### Data entries
------------------------------------

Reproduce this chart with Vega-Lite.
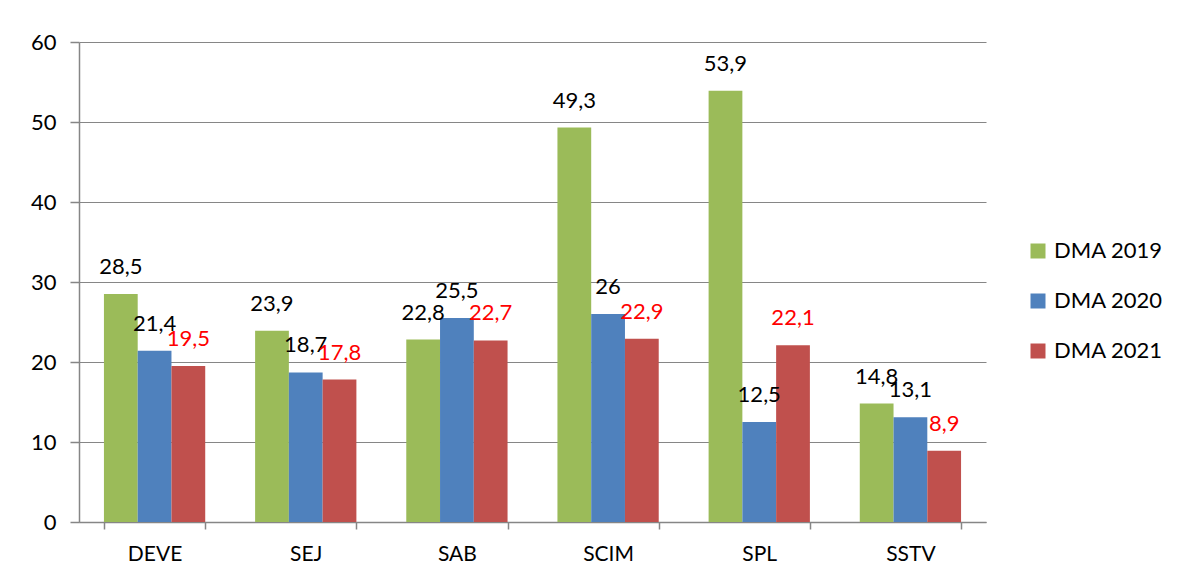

------------------------------------

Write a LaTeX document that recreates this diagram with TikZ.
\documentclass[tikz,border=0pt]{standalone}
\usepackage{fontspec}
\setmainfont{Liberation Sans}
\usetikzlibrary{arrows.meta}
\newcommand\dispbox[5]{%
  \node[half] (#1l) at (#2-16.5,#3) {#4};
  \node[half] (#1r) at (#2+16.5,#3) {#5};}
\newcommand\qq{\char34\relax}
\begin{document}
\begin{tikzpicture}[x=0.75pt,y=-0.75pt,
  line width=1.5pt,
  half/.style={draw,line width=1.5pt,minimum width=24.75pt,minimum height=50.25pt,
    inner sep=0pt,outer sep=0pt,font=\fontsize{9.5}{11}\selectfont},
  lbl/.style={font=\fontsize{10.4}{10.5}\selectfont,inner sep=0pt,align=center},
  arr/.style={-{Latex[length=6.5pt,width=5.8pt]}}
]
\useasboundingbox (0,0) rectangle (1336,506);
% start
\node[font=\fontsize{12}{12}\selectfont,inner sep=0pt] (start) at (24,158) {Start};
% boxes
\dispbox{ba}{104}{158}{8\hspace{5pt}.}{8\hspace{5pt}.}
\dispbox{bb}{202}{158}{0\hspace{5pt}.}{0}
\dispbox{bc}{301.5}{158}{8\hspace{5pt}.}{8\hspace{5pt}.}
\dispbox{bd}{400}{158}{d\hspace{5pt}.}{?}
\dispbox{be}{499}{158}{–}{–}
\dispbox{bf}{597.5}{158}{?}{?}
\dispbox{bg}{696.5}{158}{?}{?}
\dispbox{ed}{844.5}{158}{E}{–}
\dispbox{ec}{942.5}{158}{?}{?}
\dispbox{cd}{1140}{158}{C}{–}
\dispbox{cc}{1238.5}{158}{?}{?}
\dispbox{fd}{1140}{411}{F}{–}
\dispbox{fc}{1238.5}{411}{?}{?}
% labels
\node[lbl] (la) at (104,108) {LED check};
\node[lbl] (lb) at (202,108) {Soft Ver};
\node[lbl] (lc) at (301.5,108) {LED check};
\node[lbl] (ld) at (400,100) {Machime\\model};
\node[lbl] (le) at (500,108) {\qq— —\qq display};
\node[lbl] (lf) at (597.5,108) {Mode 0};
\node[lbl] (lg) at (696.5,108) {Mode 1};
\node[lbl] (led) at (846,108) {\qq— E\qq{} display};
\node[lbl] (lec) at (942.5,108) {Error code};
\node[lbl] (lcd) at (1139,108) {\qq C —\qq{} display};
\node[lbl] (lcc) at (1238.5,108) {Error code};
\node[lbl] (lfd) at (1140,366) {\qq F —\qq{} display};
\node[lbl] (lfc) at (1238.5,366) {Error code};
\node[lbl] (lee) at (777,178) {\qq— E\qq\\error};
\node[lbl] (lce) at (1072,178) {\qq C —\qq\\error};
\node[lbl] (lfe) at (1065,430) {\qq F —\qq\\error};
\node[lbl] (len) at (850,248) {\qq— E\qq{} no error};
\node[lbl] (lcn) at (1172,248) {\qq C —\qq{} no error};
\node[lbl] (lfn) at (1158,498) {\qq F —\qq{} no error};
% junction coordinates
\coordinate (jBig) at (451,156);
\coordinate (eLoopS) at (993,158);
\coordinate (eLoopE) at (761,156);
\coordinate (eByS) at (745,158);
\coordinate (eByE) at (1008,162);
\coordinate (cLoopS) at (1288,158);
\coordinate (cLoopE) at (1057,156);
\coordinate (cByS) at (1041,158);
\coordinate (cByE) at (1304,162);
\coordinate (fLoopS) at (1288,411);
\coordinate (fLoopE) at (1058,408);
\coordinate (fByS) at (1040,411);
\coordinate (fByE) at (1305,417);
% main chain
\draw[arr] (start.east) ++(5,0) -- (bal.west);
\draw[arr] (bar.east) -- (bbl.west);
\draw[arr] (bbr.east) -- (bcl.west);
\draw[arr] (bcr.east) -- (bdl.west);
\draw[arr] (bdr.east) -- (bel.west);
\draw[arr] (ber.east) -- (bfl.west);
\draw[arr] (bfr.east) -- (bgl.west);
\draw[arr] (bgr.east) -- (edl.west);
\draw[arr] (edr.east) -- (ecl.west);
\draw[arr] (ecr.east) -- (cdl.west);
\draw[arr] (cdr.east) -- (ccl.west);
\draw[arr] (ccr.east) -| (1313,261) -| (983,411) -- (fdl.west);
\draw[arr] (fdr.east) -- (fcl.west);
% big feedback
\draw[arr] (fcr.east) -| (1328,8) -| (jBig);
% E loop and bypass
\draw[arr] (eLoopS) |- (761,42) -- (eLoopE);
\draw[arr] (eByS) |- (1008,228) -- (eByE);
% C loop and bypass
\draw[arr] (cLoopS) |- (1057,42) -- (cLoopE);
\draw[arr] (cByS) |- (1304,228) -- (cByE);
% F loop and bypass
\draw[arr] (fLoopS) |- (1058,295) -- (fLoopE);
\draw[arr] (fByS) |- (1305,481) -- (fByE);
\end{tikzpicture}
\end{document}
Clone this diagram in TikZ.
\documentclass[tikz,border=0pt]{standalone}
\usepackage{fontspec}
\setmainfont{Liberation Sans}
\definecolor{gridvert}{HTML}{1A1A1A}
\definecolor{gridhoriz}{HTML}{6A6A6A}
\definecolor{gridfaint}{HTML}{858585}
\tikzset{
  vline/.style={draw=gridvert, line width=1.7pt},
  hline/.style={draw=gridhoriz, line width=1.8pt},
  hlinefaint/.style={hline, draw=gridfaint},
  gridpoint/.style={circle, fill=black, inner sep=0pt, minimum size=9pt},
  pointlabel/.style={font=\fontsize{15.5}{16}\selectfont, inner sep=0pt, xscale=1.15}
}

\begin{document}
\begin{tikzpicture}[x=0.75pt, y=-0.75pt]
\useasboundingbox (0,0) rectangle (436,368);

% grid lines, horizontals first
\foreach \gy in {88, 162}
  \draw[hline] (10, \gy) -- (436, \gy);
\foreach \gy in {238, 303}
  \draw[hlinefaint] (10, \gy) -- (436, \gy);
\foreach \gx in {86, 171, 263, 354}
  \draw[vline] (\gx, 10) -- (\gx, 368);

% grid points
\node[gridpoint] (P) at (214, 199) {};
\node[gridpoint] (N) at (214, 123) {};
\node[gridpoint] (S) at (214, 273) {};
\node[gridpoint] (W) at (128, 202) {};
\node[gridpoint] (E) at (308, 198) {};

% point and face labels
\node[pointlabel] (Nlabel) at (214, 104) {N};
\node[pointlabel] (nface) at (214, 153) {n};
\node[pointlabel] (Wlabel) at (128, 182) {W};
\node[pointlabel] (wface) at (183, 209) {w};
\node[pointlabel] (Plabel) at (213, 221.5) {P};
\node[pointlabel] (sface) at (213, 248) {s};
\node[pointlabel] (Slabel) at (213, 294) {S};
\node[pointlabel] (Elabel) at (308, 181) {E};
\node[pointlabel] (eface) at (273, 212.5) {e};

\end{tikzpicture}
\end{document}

------------------------------------

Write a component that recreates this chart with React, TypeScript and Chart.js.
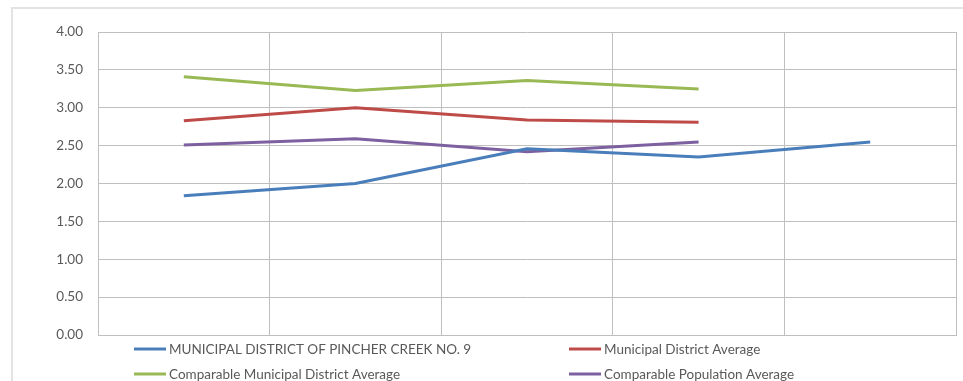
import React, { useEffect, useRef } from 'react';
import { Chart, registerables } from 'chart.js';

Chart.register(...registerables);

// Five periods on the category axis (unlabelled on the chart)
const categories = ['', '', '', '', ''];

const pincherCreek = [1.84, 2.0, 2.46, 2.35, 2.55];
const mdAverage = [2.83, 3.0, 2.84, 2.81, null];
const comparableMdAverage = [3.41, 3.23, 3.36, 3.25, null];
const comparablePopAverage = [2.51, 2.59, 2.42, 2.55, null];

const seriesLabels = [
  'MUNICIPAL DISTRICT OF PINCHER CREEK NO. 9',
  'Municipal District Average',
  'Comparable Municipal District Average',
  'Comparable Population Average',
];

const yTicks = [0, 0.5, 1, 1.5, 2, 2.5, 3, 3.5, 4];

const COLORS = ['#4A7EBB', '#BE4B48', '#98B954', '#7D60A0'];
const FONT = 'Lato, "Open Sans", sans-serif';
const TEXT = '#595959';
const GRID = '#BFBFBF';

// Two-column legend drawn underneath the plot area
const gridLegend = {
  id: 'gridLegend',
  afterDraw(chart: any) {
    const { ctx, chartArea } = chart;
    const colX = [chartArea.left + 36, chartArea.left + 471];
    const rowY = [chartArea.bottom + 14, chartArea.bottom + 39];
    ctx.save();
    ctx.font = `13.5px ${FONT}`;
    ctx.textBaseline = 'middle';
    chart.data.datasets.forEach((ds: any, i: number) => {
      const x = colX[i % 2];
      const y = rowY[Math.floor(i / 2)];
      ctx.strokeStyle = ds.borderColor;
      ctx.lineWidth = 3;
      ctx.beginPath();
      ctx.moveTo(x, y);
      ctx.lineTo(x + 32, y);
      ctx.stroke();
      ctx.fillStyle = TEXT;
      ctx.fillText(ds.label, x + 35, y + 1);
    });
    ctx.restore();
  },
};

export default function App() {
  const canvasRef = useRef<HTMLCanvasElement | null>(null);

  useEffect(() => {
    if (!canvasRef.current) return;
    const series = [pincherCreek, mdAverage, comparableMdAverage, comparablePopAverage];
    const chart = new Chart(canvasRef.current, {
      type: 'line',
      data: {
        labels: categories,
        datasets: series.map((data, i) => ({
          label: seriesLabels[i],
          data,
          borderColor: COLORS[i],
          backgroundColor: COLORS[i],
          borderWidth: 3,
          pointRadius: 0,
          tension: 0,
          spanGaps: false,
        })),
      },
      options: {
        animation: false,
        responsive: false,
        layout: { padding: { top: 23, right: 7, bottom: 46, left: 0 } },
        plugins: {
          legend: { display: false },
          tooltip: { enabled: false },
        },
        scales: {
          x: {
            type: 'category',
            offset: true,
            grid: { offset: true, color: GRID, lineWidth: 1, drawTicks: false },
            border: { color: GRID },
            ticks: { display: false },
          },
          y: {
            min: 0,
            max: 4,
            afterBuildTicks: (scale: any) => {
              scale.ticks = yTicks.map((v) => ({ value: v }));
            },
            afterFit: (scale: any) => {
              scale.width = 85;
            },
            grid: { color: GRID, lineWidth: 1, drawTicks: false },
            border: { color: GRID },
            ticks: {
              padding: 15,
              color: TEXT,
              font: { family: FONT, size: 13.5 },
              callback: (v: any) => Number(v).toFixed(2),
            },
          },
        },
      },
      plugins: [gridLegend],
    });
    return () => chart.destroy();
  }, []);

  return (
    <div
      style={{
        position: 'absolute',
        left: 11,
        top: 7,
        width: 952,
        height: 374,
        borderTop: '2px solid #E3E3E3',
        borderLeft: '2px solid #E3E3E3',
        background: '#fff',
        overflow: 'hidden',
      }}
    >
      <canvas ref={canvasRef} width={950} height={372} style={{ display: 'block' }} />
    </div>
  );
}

------------------------------------

### Problem
Using the entries above, return each line that includes the word "with".

### Response for this exercise
Reproduce this chart with Vega-Lite.
Write a LaTeX document that recreates this diagram with TikZ.
Write a component that recreates this chart with React, TypeScript and Chart.js.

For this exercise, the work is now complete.